Sometimes, whistling into the wind is just a futile act. Spitting into the wind is a foolish one.
You suck at the master’s teat, you play by the master’s rules.
They rendered their church unto Caesar when they voluntarily registered as a 501c3 corporation with the IRS.
The IRS giveth and the IRS taketh away.
Without going to the link, is there any mention of Democrats and “Black Churches” or Jessie, or Al or Jermemiah?
Bro, we probably agree on 98% of issues. We just disagree on your favorite talk show host, and maybe favorite flavor of Ice Cream (Chocolate).
There are so many ways a pastor can talk politics as far as who and who not to vote for you just have to word it right. without ever mentioning a party by name just layout what a supposed good Christian should and should not stand for based on Biblical truths.
If I want an unsolicited worthless political opinion, I can always rely on the MSM. When I go to church, I would like to learn something about spiritual things that I do not already know. And what I do not know about spiritual things is infinite. When it comes to politics I know too much, I have to make a simple choice. Do I choose the Devil I do know or do I choose the Devil I don’t know.
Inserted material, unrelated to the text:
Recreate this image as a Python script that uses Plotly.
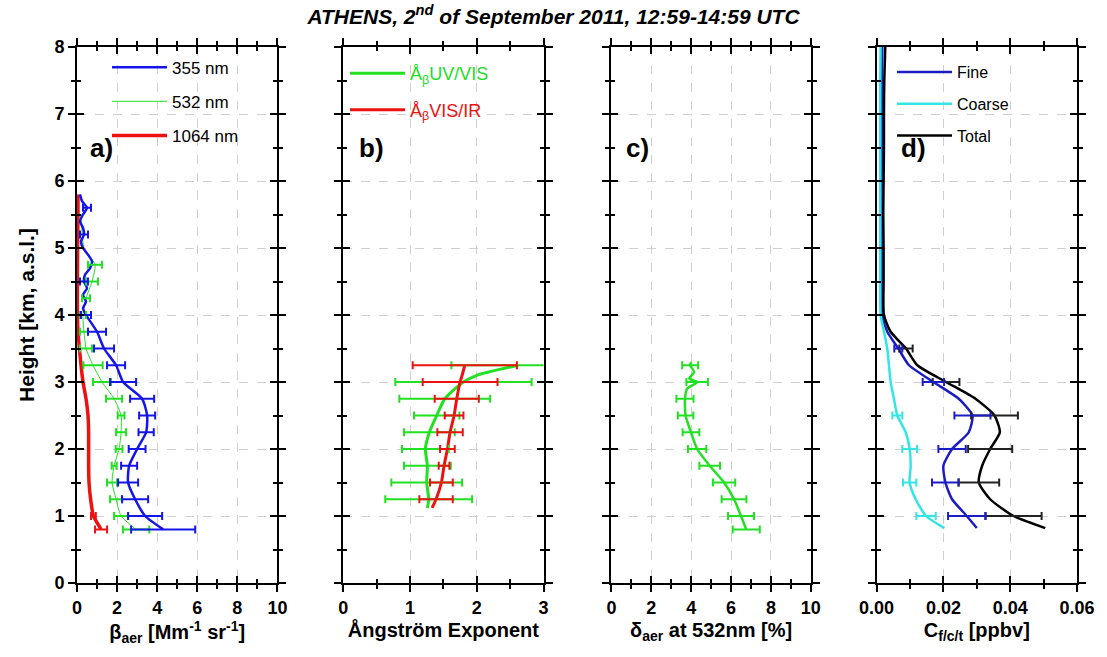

First of all, ‘separation of church and state’ appears no where in the U.S. Constitution; it’s a fabrication allegedly founded on the ‘establishment’ clause. Secondly, this IRS harassment will focus exclusively on white conservative institutions and completely ignore the goings on in churhes operated by the likes of Reverend Wright (that would be racist-Wright gets mentioned, finally, at page 3 of the above article). This selective persecution will get a ‘pass’ from the MSM, as did the Clintons use of the FBI to gather intelligence on political enemies and the selective use of IRS audits to intimidate conservative organizations like the Heritage Foundation. An Obama presidency, along with the full support of the alleged ‘watchdog’ media, will be the beginning of the end of civil liberties in America. As is is now on many college campuese, the key to survival will be KEEP YOUR MOUTH SHUT AND DO NOTHING TO REVEAL YOUR THOUGHTS.
The worst that can happen is the church will lose its tax-free status. Some would say, myself included, that this would be a good thing. Now the pastor is truly free to preach the whole Word of God without any government restrictions. He could back any candidate he wanted to and even name names. They may have to cut a program or two because of a tighter budget, though.
(I gag when I say former church because Obama only gave up his membership for political purposes, not because he disagrees with anything that was preached there.)
Other "non-profit, tax-exempt organizations as well have no problem with endorsing liberal candidates: NEA, Planned Parenthood, et al.
It is only when conservstive congregations and pastors come out favoring pro-life, pro-family, pro-faith messages from the bible, face IRS "investigations" (some might refer to them as "inquisitions") from the secular, leftist, hate-mongering "IRS".
And then only when "congressional or private citizens" report them and have the strong arm of the (in)Justice Department come after them.
I’ve fought against leftist politics in my own church but I’ve backed off my earlier position of banning politics in the pulpit. My position is now that they can do as they please, but I reserve the right to debate, withhold funds, or just leave.
This is clearly designed to create a test case. If the pastor has the approval of his board of deacons (or it’s equivalent), then more power to him.
It is constitutionally questionable that the United States restricts constitutional rights in order for a bona fide religious organization to be tax exempt.